It was believed that the forming planet Theia had sideswiped the Earth and blasted the moon into orbit before heading off into space about 100 million years after the formation of the Earth. However, a new research suggests that instead of merely brushing off, the two planets actually had a head-on collision, fusing them together.
A team of researchers from the University of California, Los Angeles gathered seven lunar rocks brought by the Apollo missions and six volcanic rocks from the Earth's mantle to compare their oxygen isotopes ratio — the number of protons and neutrons present in oxygen atoms. The importance of testing this lies to the fact that each planetary body in the Solar System has a unique "fingerprint" ratio of oxygen isotopes, which help scientists test out where certain materials came from.
Earth's oxygen is O-16, which means each oxygen atom contains eight protons and eight neutrons.
In their test, they found out that the rocks on Earth and the Moon have identical oxygen isotopes, which is contrary to a 2014 report from a team of German scientists that the two have their own unique ratios.
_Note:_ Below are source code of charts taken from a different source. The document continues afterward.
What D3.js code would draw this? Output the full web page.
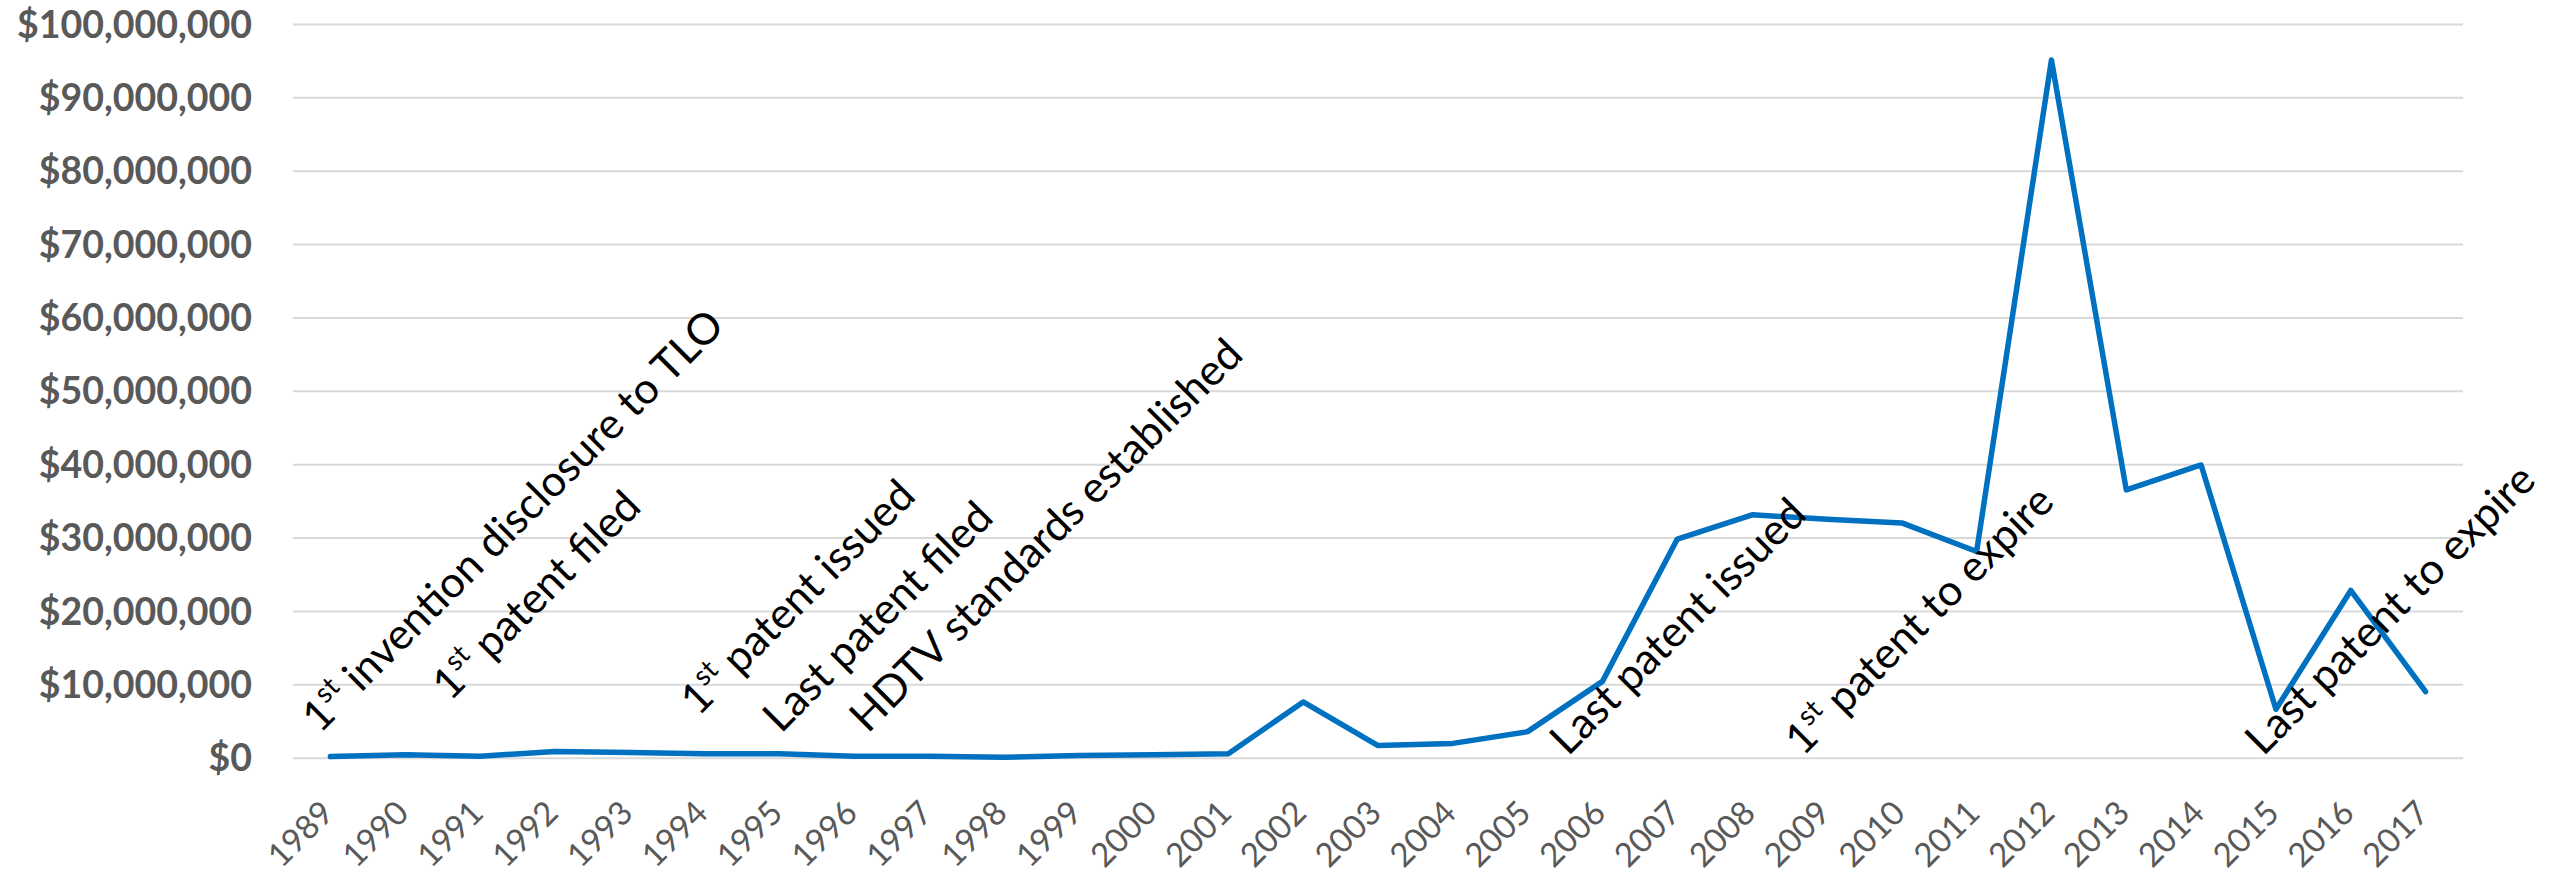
<!DOCTYPE html>
<html>
<head>
<meta charset="utf-8">
<script src="https://cdn.jsdelivr.net/npm/d3@7"></script>
<style>
  html, body { margin: 0; padding: 0; background: #ffffff; }
  svg { display: block; }
</style>
</head>
<body>
<div id="chart"></div>
<script>
// ---------- data ----------
const years = [1989,1990,1991,1992,1993,1994,1995,1996,1997,1998,1999,2000,2001,2002,2003,
               2004,2005,2006,2007,2008,2009,2010,2011,2012,2013,2014,2015,2016,2017];
const revenue = [0.15e6,0.4e6,0.2e6,0.85e6,0.7e6,0.55e6,0.55e6,0.2e6,0.2e6,0.05e6,0.3e6,0.4e6,0.55e6,7.6e6,1.65e6,
                 1.95e6,3.55e6,10.4e6,29.8e6,33.1e6,32.5e6,32.0e6,28.1e6,95.1e6,36.5e6,
                 39.9e6,6.6e6,22.8e6,9.0e6];
const yTicks = [0,10e6,20e6,30e6,40e6,50e6,60e6,70e6,80e6,90e6,100e6];

// annotation texts: [main prefix, superscript, rest]
const noteLabels = [
  ["1", "st", " invention disclosure to TLO"],
  ["1", "st", " patent filed"],
  ["1", "st", " patent issued"],
  ["Last patent filed", "", ""],
  ["HDTV standards established", "", ""],
  ["Last patent issued", "", ""],
  ["1", "st", " patent to expire"],
  ["Last patent to expire", "", ""]
];
// where each annotation's baseline starts, in chart units (year, dollars)
const noteYears  = [1988.86, 1990.60, 1993.92, 1995.02, 1996.18, 2005.54, 2008.68, 2014.83];
const noteValues = [3.2e6, 7.6e6, 5.55e6, 3.2e6, 3.2e6, 0.1e6, 0.1e6, 0.1e6];

// ---------- layout ----------
const W = 2554, H = 877;
const mLeft = 293, mRight = 2463, mTop = 24, mBottom = 757.7;
const FONT = "Lato, 'Open Sans', 'DejaVu Sans', sans-serif";

const svg = d3.select("#chart").append("svg")
  .attr("width", W).attr("height", H)
  .style("background", "#fff");

const x = d3.scaleBand().domain(years).range([mLeft, mRight]).padding(0);
const bw = x.bandwidth();
const cx = d => x(d) + bw / 2;
const xYear = d3.scaleLinear().domain([years[0], years[years.length - 1]])
  .range([cx(years[0]), cx(years[years.length - 1])]);
const y = d3.scaleLinear().domain([0, 100e6]).range([mBottom, mTop]);

// gridlines
const grid = svg.append("g").attr("transform", `translate(${mLeft},0)`)
  .call(d3.axisLeft(y).tickValues(yTicks).tickSize(-(mRight - mLeft)).tickFormat(""));
grid.select(".domain").remove();
grid.selectAll(".tick line").attr("stroke", "#d9d9d9").attr("stroke-width", 2);

// y labels
const yAx = svg.append("g").attr("transform", `translate(${mLeft},0)`)
  .call(d3.axisLeft(y).tickValues(yTicks).tickSize(0).tickPadding(41).tickFormat(d3.format("$,")));
yAx.select(".domain").remove();
yAx.selectAll("text")
  .attr("fill", "#595959")
  .style("font-family", FONT)
  .style("font-weight", "bold")
  .style("font-size", "37.5px")
  .attr("dy", "0.35em");

// x labels
const xAx = svg.append("g").attr("transform", `translate(0,${mBottom})`)
  .call(d3.axisBottom(x).tickSize(0));
xAx.select(".domain").remove();
xAx.selectAll("text")
  .attr("fill", "#595959")
  .style("font-family", FONT)
  .style("font-size", "33px")
  .attr("text-anchor", "end")
  .attr("x", 0).attr("y", 0)
  .attr("dy", "0.35em")
  .attr("transform", "translate(-3,49) rotate(-45)");

// line
const line = d3.line().x((d, i) => cx(years[i])).y(d => y(d));
svg.append("path")
  .datum(revenue)
  .attr("d", line)
  .attr("fill", "none")
  .attr("stroke", "#0070c0")
  .attr("stroke-width", 5.5)
  .attr("stroke-linejoin", "round")
  .attr("stroke-linecap", "round");

// annotations
const noteSize = 43;
noteLabels.forEach((parts, i) => {
  const t = svg.append("text").attr("class", "note")
    .attr("transform", `translate(${xYear(noteYears[i])},${y(noteValues[i])}) rotate(-45)`)
    .style("font-family", FONT)
    .style("font-size", noteSize + "px")
    .attr("fill", "#000");
  t.append("tspan").text(parts[0]);
  if (parts[1]) {
    t.append("tspan").text(parts[1])
      .style("font-size", (noteSize * 0.65) + "px")
      .attr("dy", -noteSize * 0.4);
    t.append("tspan").text(parts[2]).attr("dy", noteSize * 0.4);
  }
});
</script>
</body>
</html>
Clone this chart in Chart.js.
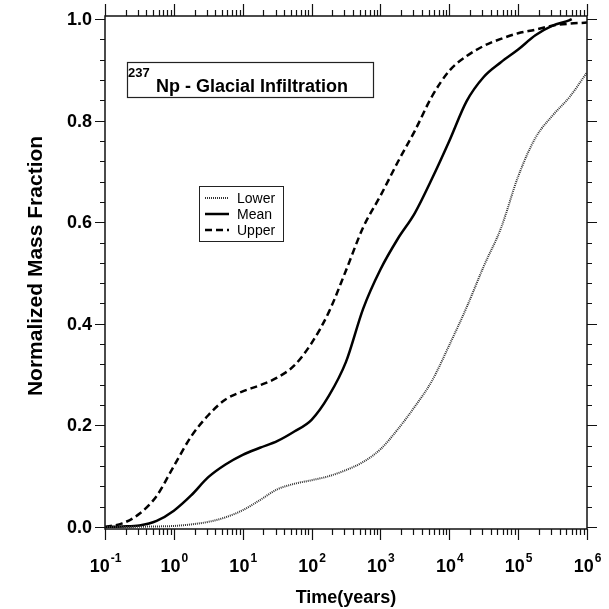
<!DOCTYPE html>
<html>
<head>
<meta charset="utf-8">
<script src="https://cdn.jsdelivr.net/npm/chart.js@4.4.1/dist/chart.umd.min.js"></script>
<style>
  html, body { margin: 0; padding: 0; background: #fff; }
  #wrap { width: 609px; height: 609px; }
</style>
</head>
<body>
<div id="wrap"><canvas id="chart" width="609" height="609"></canvas></div>
<script>
// ── Data ──────────────────────────────────────────────────────────────────────
const timeYears = [0.1, 0.178, 0.316, 0.562, 1, 1.78, 3.16, 5.62, 10, 17.8, 31.6, 56.2,
  100, 178, 316, 562, 1000, 1780, 3160, 5620, 1e4, 17800, 31600, 56200,
  1e5, 178000, 316000, 562000, 1e6];
const meanTime = [0.1, 0.178, 0.316, 0.562, 1, 1.78, 3.16, 5.62, 10, 17.8, 31.6, 56.2,
  100, 178, 316, 562, 1000, 1780, 3160, 5620, 1e4, 17800, 31600, 56200,
  1e5, 178000, 316000, 562000, 600000];

const lowerVals = [0, 0, 0.0005, 0.001, 0.002, 0.005, 0.01, 0.019, 0.033, 0.053, 0.074, 0.085,
  0.092, 0.1, 0.112, 0.128, 0.153, 0.192, 0.237, 0.288, 0.358, 0.432, 0.513, 0.588,
  0.69, 0.766, 0.81, 0.847, 0.895];
const meanVals = [0, 0.001, 0.003, 0.012, 0.032, 0.062, 0.098, 0.123, 0.142, 0.156, 0.169, 0.188,
  0.211, 0.258, 0.325, 0.43, 0.507, 0.567, 0.618, 0.686, 0.76, 0.838, 0.886, 0.915,
  0.94, 0.968, 0.987, 0.998, 1.0];
const upperVals = [0, 0.007, 0.026, 0.061, 0.12, 0.178, 0.22, 0.251, 0.267, 0.279, 0.294, 0.318,
  0.362, 0.423, 0.505, 0.59, 0.652, 0.718, 0.78, 0.848, 0.898, 0.927, 0.947, 0.961,
  0.972, 0.979, 0.987, 0.991, 0.993];

const seriesNames = ['Lower', 'Mean', 'Upper'];
const yTickVals = [0, 0.2, 0.4, 0.6, 0.8, 1.0];
const yTickLabels = ['0.0', '0.2', '0.4', '0.6', '0.8', '1.0'];
const xDecades = [-1, 0, 1, 2, 3, 4, 5, 6];

const pts = (xs, ys) => xs.map((x, i) => ({ x, y: ys[i] }));
const FONT = '"Liberation Sans", Arial, sans-serif';

// ── Frame, ticks, labels, title and legend ────────────────────────────────────
const framePlugin = {
  id: 'frame',
  afterDraw(chart) {
    const ctx = chart.ctx;
    const a = chart.chartArea;
    const xs = chart.scales.x, ys = chart.scales.y;
    ctx.save();
    ctx.strokeStyle = '#111';
    ctx.lineWidth = 1.5;
    ctx.strokeRect(a.left, a.top, a.right - a.left, a.bottom - a.top);

    ctx.lineWidth = 1.2;
    ctx.beginPath();
    // y ticks, left and right, outward
    for (let v = 0; v <= 1.0001; v += 0.04) {
      const py = Math.round(ys.getPixelForValue(v)) + 0.5;
      const major = Math.abs(v / 0.2 - Math.round(v / 0.2)) < 1e-6;
      const len = major ? 10 : 5;
      ctx.moveTo(a.left - len, py); ctx.lineTo(a.left, py);
      ctx.moveTo(a.right, py); ctx.lineTo(a.right + len, py);
    }
    // x ticks, bottom and top, outward
    xDecades.forEach(e => {
      const base = Math.pow(10, e);
      const px = Math.round(xs.getPixelForValue(base)) + 0.5;
      ctx.moveTo(px, a.bottom); ctx.lineTo(px, a.bottom + 11);
      ctx.moveTo(px, a.top); ctx.lineTo(px, a.top - 12);
      if (e < 6) {
        for (let k = 2; k <= 9; k++) {
          const mx = Math.round(xs.getPixelForValue(k * base)) + 0.5;
          ctx.moveTo(mx, a.bottom); ctx.lineTo(mx, a.bottom + 6);
          ctx.moveTo(mx, a.top); ctx.lineTo(mx, a.top - 6);
        }
      }
    });
    ctx.stroke();

    // y tick labels
    ctx.fillStyle = '#000';
    ctx.font = 'bold 18px ' + FONT;
    ctx.textAlign = 'right';
    ctx.textBaseline = 'middle';
    yTickVals.forEach((v, i) => {
      ctx.fillText(yTickLabels[i], a.left - 13, ys.getPixelForValue(v) + 1);
    });

    // x tick labels 10^n
    ctx.textBaseline = 'alphabetic';
    ctx.textAlign = 'left';
    xDecades.forEach(e => {
      const px = xs.getPixelForValue(Math.pow(10, e));
      ctx.font = 'bold 18px ' + FONT;
      const wb = ctx.measureText('10').width;
      ctx.font = 'bold 12px ' + FONT;
      const we = ctx.measureText(String(e)).width;
      const x0 = px - (wb + we) / 2;
      ctx.font = 'bold 18px ' + FONT;
      ctx.fillText('10', x0, 572);
      ctx.font = 'bold 12px ' + FONT;
      ctx.fillText(String(e), x0 + wb + 1, 562);
    });

    // axis titles
    ctx.font = 'bold 18px ' + FONT;
    ctx.textAlign = 'center';
    ctx.fillText('Time(years)', (a.left + a.right) / 2, 603);
    ctx.save();
    ctx.translate(42, 266);
    ctx.rotate(-Math.PI / 2);
    ctx.font = 'bold 21px ' + FONT;
    ctx.fillText('Normalized Mass Fraction', 0, 0);
    ctx.restore();

    // title box
    ctx.fillStyle = '#fff';
    ctx.fillRect(127, 62, 246, 35);
    ctx.strokeStyle = '#222';
    ctx.lineWidth = 1.2;
    ctx.strokeRect(127.5, 62.5, 246, 35);
    ctx.fillStyle = '#000';
    ctx.textAlign = 'left';
    ctx.font = 'bold 13px ' + FONT;
    ctx.fillText('237', 128, 77);
    ctx.font = 'bold 18px ' + FONT;
    ctx.fillText('Np - Glacial Infiltration', 156, 92);

    // legend box
    ctx.fillStyle = '#fff';
    ctx.fillRect(199, 186, 84, 55);
    ctx.strokeStyle = '#222';
    ctx.lineWidth = 1;
    ctx.strokeRect(199.5, 186.5, 84, 55);
    const rows = [198, 214, 230];
    chart.data.datasets.forEach((ds, i) => {
      ctx.save();
      ctx.strokeStyle = ds.borderColor;
      ctx.lineWidth = ds.borderWidth;
      ctx.setLineDash(ds.borderDash || []);
      ctx.beginPath();
      ctx.moveTo(205, rows[i]); ctx.lineTo(229, rows[i]);
      ctx.stroke();
      ctx.restore();
      ctx.fillStyle = '#000';
      ctx.font = '14px ' + FONT;
      ctx.textBaseline = 'middle';
      ctx.fillText(seriesNames[i], 237, rows[i] + 1);
    });
    ctx.restore();
  }
};

// ── Chart ─────────────────────────────────────────────────────────────────────
const ctx = document.getElementById('chart').getContext('2d');
new Chart(ctx, {
  type: 'line',
  data: {
    datasets: [
      { label: seriesNames[0], data: pts(timeYears, lowerVals), borderColor: '#333',
        borderWidth: 2, borderDash: [1, 1], pointRadius: 0, cubicInterpolationMode: 'monotone' },
      { label: seriesNames[1], data: pts(meanTime, meanVals), borderColor: '#000',
        borderWidth: 2.5, pointRadius: 0, cubicInterpolationMode: 'monotone' },
      { label: seriesNames[2], data: pts(timeYears, upperVals), borderColor: '#000',
        borderWidth: 2.5, borderDash: [7, 4], pointRadius: 0, cubicInterpolationMode: 'monotone' }
    ]
  },
  options: {
    responsive: false,
    animation: false,
    devicePixelRatio: 1,
    layout: { padding: { left: 105, top: 16, right: 22, bottom: 80 } },
    plugins: { legend: { display: false }, tooltip: { enabled: false } },
    scales: {
      x: { type: 'logarithmic', min: 0.1, max: 1e6, display: false },
      y: { type: 'linear', min: -0.004, max: 1.006, display: false }
    }
  },
  plugins: [framePlugin]
});
</script>
</body>
</html>
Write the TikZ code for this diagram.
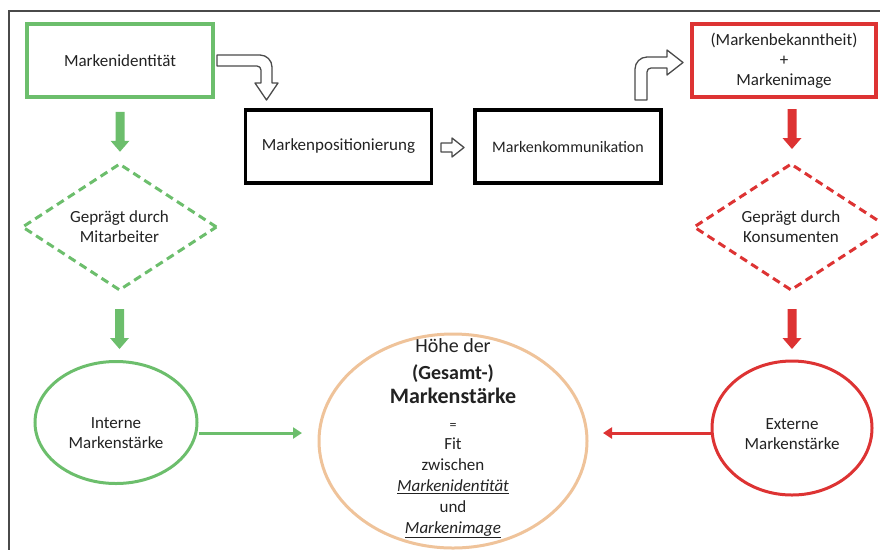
\documentclass[tikz,border=0pt]{standalone}
\usepackage{fontspec}
\setmainfont{Carlito}
\usetikzlibrary{shapes.geometric,arrows.meta,calc}
\definecolor{gr}{HTML}{6CBE6C}
\definecolor{rd}{HTML}{DD3333}
\definecolor{pe}{HTML}{EFC39A}
\definecolor{fr}{HTML}{4A4A4A}
\definecolor{tx}{HTML}{222222}
\begin{document}
\begin{tikzpicture}[x=1pt,y=-1pt,
  every node/.style={text=tx, font=\fontsize{17}{20}\selectfont},
  boxbase/.style={draw, rectangle, line width=3.5pt, minimum width=186pt, minimum height=73pt, inner sep=0pt, align=center},
  gbox/.style={boxbase, draw=gr},
  kbox/.style={boxbase, draw=black},
  rbox/.style={boxbase, draw=rd, minimum width=184pt},
  diabase/.style={diamond, draw, line width=3pt, dash pattern=on 8pt off 5pt, aspect=1.53, minimum width=195pt, minimum height=127pt, inner sep=0pt, align=center},
  gdia/.style={diabase, draw=gr},
  rdia/.style={diabase, draw=rd},
  ellbase/.style={ellipse, draw, line width=3pt, inner sep=0pt},
  txt/.style={align=center, inner sep=0pt},
  thinarr/.style={line width=3pt, -{Triangle[width=11pt,length=9pt]}},
  hollow/.style={draw=fr, fill=white, line width=1.3pt, line join=round},
  blockarr/.pic={\fill (-4.5,0) -- (4.5,0) -- (4.5,29) -- (9.5,29) -- (0,40) -- (-9.5,29) -- (-4.5,29) -- cycle;}
]
\useasboundingbox (0,0) rectangle (880,550);
% frame
\draw[fr, line width=1.5pt] (880,11) -- (9,11) -- (9,550);

% top row
\node[gbox] (mi) at (120,60.5) {Markenidentität};
\node[kbox] (mp) at (338.5,146.5) {Markenpositionierung};
\node[kbox] (mk) at (568,146.5) {\fontsize{16}{20}\selectfont Markenkommunikation};
\node[rbox] (mb) at (784,60.5) {(Markenbekanntheit)\\+\\Markenimage};

% hollow bent arrow 1 (Markenidentität -> Markenpositionierung)
\draw[hollow] (217,55) -- (260,55) .. controls (266.6,55) and (272,60.4) .. (272,67)
  -- (272,83) -- (278,83) -- (266.5,100) -- (255,83) -- (261,83) -- (261,70)
  .. controls (261,67.8) and (259.2,66) .. (257,66) -- (217,66) -- cycle;
% hollow straight arrow
\draw[hollow] (441,143) -- (452,143) -- (452,138) -- (464,147.5) -- (452,157) -- (452,152) -- (441,152) -- cycle;
% hollow bent arrow 2 (Markenkommunikation -> Markenimage)
\draw[hollow] (635,100) -- (635,69) .. controls (635,62.4) and (640.4,57) .. (647,57)
  -- (667,57) -- (667,50) -- (683,62.5) -- (667,75) -- (667,68) -- (651,68)
  .. controls (648.8,68) and (647,69.8) .. (647,72) -- (647,100) -- cycle;

% diamonds
\node[gdia] (gd) at (119.5,227) {Geprägt durch\\Mitarbeiter};
\node[rdia] (rdi) at (791,227) {Geprägt durch\\Konsumenten};

% ellipses
\node[ellbase, draw=gr, minimum width=162pt, minimum height=122pt] (ge) at (116,422.5) {};
\node[txt] (get) at ($(ge.center)+(0,11)$) {Interne\\Markenstärke};
\node[ellbase, draw=rd, minimum width=160pt, minimum height=134pt] (re) at (792,428) {};
\node[txt] (ret) at ($(re.center)+(0,6)$) {Externe\\Markenstärke};
\node[ellbase, draw=pe, minimum width=268pt, minimum height=214pt] (be) at (453,441) {};
\node[txt, font=\fontsize{17}{21}\selectfont] (bet) at (453,438.5) {%
  {\fontsize{20}{24}\selectfont Höhe der}\\[5.5pt]
  {\fontsize{20}{24}\selectfont\bfseries (Gesamt-)}\\[3pt]
  {\fontsize{22}{26}\selectfont\bfseries Markenstärke}\\[5pt]
  {\fontsize{14}{16}\selectfont =}\\[-1pt]
  Fit\\
  zwischen\\
  \underline{\itshape Markenidentität}\\
  und\\
  \underline{\itshape Markenimage}};

% block arrows
\pic[color=gr] at ($(mi.south)+(0,13)$) {blockarr};
\pic[color=gr] at ($(gd.south)+(0,17)$) {blockarr};
\pic[color=rd] at ($(rdi.north)+(1,-53)$) {blockarr};
\pic[color=rd] at ($(rdi.south)+(1,17)$) {blockarr};

% thin arrows to centre
\coordinate (gtip) at (302,433);
\coordinate (rtip) at (603,433);
\draw[thinarr, gr] (ge.east |- gtip) -- (gtip);
\draw[thinarr, rd] (re.west |- rtip) -- (rtip);
\end{tikzpicture}
\end{document}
The researchers argued that if Theia simply sideswiped the Earth and formed the Moon, then the lunar body would be made up mainly of the said planetary embryo. With that, the rocks they tested would have different oxygen isotopes ratio.
"We don't see any difference between the Earth's and the moon's oxygen isotopes; they're indistinguishable," said Edward Young, lead author of the new study. "Theia was thoroughly mixed into both the Earth and the moon, and evenly dispersed between them."
While there are not much details about Theia, Young explained that there is evidence this planet is growing, and if it survived the crash, it would have been another planet in the Solar System.
The study has been published in the journal Science.